Newsbeast! Tina Brown’s New Newsweek Hits Newsstands

Magazine redesigned with Daily Beast editor at the helm; Harvey Weinstein gets a coverline

Tina's Brown's Newsweek is here! Tina's Brown's Newsweek is here!

The first official redesigned issue of Newsweek with the Daily Beast editor at the helm hit newsstands on Monday.

Brown had been reportedly telling prospective advertisers that her "Newsbeast" would be something like "Vanity Fair meets the New Yorker."

Well, it doesn't look like Vanity Fair or the New Yorker. At a quick glance, the new Newsweek looks … a lot like the old Newsweek. A political figure — Hillary Clinton — on the cover, and a coverline touting an article on "political frenemies."

One difference: women. Brown's first issue boasts "150 Women Who Shake the World" including Clinton and how "she's shattering glass ceilings everywhere."

Another: oversized photography — which seems to be a trend among newsweeklies. (As the Awl notes, Brown devotes two-thirds of a page to "a photograph of a shoe."

It also appears Brown has leveraged some of her high-profile friendships for content. Like Harvey Weinstein, who contributes a column — the first in a series — called "My Favorite Mistake" (like the Sheryl Crow song!) in which Harvey recounts his:

My favorite mistake happened two years ago, when I had the opportunity to buy The Girl With the Dragon Tattoo. Two friends in London told me there was a book they loved. I read the book and thought it was great. Then I heard they were making a movie out of it. I got the people to show us the movie to see whether we’d want to distribute it in the United States, and everything about it in my gut said, “Do this — there’s a franchise here.” But my team said, ‘No, we should focus on bigger movies,’ and I let the committee overwhelm me. I didn’t listen to my very significant gut, and when I say significant, I mean size, geographically. And that was a big bloody mistake — an economic mistake, a company mistake.

And another, by CNN's ousted primetime co-host Kathleen Parker, who pens a column called "Women Make Lousy Men."

The design — engineered by ex-Maxim art director Dirk Barnett — is pretty subtle, or as Barnett called it, "dead simple." The new logo doesn't even look like a new logo.

And there are plenty of call-outs to the Daily Beast itself, including the URL above the logo and a Beast logo in the table of contents. (There's even a department called "Newsbeast," featuring an interview with ex-Obama economic advisor Larry Summers and an obligatory pop-piece on Charlie Sheen.)

For what it's worth, Barnett hints that future covers may eventually "look like no other weekly."

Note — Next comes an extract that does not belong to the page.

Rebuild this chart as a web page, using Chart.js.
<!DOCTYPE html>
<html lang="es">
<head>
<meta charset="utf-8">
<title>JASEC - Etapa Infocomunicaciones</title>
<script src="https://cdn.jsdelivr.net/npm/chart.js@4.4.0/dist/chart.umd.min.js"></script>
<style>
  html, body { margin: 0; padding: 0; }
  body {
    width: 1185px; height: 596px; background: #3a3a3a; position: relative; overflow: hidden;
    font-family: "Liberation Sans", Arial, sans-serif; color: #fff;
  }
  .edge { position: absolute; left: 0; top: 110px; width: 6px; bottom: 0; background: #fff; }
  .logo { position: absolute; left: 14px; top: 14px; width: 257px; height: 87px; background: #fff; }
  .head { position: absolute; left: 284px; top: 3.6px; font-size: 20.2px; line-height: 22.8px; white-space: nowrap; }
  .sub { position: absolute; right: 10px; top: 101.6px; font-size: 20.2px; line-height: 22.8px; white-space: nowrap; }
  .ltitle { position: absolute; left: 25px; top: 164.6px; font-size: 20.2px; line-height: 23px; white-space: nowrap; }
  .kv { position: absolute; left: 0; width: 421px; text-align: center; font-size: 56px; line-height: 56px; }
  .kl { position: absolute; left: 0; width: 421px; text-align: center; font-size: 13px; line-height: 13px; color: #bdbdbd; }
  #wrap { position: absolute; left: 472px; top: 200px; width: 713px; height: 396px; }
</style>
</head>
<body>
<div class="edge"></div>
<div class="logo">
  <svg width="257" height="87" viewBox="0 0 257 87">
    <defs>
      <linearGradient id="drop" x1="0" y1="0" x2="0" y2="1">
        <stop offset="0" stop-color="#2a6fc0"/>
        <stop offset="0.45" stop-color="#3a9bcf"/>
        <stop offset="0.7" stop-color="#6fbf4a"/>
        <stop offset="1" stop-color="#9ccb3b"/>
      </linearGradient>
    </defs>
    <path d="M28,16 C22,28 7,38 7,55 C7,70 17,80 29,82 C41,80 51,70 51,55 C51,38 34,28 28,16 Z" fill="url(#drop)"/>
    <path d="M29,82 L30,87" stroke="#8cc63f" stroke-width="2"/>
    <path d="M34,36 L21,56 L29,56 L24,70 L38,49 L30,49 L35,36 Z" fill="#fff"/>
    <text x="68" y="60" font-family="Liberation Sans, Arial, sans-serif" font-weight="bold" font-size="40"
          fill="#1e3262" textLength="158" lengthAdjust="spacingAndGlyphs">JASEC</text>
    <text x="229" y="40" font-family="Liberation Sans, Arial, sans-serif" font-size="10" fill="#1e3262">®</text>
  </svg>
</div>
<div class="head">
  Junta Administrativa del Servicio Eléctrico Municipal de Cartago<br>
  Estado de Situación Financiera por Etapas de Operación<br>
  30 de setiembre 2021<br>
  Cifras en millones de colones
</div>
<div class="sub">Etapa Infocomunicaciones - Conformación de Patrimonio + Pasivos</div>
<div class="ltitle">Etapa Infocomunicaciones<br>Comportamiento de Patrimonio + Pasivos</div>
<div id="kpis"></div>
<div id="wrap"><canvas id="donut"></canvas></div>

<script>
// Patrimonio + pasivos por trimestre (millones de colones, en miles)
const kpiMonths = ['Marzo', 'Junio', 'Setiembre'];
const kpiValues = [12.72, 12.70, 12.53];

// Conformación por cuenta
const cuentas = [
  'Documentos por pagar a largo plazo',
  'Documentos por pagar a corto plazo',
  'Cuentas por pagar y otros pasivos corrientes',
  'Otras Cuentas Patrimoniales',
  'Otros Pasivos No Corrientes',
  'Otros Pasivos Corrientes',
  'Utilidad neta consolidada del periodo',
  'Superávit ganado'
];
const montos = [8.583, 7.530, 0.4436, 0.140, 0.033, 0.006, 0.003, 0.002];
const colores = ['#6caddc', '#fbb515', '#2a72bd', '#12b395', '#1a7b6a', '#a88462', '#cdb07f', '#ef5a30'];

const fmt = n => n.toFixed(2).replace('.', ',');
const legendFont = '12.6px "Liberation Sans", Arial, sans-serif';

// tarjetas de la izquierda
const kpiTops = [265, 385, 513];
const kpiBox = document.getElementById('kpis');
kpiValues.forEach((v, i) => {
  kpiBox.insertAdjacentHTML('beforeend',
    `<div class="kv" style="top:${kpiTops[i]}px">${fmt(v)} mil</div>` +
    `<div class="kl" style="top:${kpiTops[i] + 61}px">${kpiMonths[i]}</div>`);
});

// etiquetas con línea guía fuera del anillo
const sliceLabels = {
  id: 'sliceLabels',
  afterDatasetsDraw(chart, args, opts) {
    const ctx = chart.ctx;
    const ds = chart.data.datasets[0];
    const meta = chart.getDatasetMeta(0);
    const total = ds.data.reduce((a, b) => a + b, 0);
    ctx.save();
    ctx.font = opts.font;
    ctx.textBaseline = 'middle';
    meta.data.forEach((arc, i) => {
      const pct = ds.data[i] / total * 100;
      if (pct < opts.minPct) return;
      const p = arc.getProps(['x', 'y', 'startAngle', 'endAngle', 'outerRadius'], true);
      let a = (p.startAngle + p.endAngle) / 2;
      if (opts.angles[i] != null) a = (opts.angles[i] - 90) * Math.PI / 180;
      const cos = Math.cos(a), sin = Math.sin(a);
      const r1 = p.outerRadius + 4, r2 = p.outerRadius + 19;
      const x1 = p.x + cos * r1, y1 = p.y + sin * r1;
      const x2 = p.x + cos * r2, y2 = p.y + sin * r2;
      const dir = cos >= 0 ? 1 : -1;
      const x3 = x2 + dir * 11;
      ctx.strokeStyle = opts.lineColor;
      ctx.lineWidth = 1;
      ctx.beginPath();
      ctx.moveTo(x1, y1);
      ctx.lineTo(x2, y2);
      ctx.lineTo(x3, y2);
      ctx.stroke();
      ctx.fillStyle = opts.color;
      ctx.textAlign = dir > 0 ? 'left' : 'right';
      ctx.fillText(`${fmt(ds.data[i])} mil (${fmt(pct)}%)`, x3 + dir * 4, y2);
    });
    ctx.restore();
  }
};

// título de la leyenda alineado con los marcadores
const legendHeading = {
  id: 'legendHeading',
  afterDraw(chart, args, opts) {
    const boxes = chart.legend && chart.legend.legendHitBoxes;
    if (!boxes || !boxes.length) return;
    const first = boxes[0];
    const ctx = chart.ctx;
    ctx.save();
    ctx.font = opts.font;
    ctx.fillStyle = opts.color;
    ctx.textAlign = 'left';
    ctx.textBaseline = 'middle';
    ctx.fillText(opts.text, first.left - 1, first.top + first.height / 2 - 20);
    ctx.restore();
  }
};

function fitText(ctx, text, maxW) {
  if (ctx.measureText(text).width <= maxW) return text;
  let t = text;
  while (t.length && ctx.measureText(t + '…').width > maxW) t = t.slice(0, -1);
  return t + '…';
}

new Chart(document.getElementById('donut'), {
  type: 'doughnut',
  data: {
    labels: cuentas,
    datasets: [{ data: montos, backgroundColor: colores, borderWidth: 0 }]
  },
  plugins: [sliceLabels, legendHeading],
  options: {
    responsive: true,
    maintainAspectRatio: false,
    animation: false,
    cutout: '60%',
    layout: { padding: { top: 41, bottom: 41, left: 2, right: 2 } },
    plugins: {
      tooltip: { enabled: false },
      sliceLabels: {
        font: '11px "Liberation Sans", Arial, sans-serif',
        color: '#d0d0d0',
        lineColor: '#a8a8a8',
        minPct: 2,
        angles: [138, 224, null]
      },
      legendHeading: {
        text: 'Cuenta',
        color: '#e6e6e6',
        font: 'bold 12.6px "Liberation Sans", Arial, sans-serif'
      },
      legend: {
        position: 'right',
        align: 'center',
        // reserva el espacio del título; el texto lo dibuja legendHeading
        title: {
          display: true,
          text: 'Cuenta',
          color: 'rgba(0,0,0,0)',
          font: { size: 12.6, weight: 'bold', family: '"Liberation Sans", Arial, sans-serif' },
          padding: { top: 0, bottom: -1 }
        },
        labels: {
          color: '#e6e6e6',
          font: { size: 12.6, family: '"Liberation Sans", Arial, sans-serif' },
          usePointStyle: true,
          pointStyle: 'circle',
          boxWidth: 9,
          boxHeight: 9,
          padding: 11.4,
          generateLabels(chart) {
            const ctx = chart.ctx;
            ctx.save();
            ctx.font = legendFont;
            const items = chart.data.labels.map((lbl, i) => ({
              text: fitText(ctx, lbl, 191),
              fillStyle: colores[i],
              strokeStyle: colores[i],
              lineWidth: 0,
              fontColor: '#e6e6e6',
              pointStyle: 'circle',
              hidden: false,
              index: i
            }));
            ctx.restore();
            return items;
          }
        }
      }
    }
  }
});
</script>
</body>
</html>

"It's sink or swim time for us," Barnett told SPD.com. "This is our shot to bring it back from the dead."

Finally, there's Brown herself, making the case for the magazine's existence in her editor's note:

We’ve all heard the argument that a weekly newsmagazine has no role in today’s relentless, 24/7 news culture, in which digital blizzards of information come at us at blinding speed. In fact, I was one of the people making that argument when IAC’s chairman, Barry Diller, invited me in 2007 to found a news and opinion website that became THE DAILY BEAST, which, in a new joint venture, has allied with NEWSWEEK as brother and sister in cyberspace and in print. NEWSWEEK is now doubly lucky to have Mr. Diller partner with Dr. Harman in business leadership.

Ironically, it was living in THE DAILY BEAST’s fast and furious news cycle for the past two years that revealed to me what a newsmagazine can bring to the table when it’s no longer chasing yesterday’s story. It’s about filling the gaps left when a story has seemingly passed, or resetting the agenda, or coming up with an insight or synthesis that connects the crackling, confusing digital dots.